The revenue breakdown tells a clear story. Mobile dominates (75%+), but PC players drive per-capita spending. China and Japan are the revenue engines, but North America’s growth trajectory shows Western markets are expanding. Character banners generate the bulk of revenue, but Battle Pass and quality-of-life purchases create recurring revenue that whales don’t perceive as exploitative.
Looking forward, Genshin Impact will likely remain in the $1+ billion annually range through 2027-2028. New regions, new mechanics, and careful meta management will sustain revenue. The game’s greatest asset isn’t the gacha system, it’s the world, the story, and the community that keeps logging in because they genuinely want to, not just because they feel trapped by sunk costs.
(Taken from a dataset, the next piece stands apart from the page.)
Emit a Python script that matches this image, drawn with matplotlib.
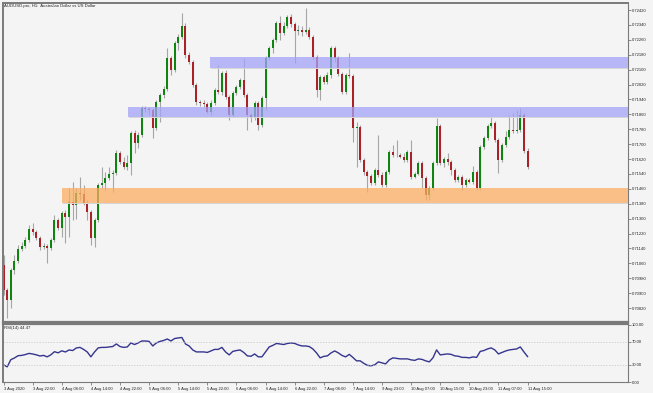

For investors, Genshin Impact proved that IP investment in game development pays dividends that licensing or live-service monetization alone cannot. For competitors, it set a new bar: quality and narrative matter as much as monetization mechanics. For players, it demonstrated that free-to-play can mean “free and fair” if the developer prioritizes long-term community trust over short-term extraction.
That combination, fairness, quality, and smart monetization, is why Genshin Impact remains a $5 billion phenomenon, and why its future remains bright.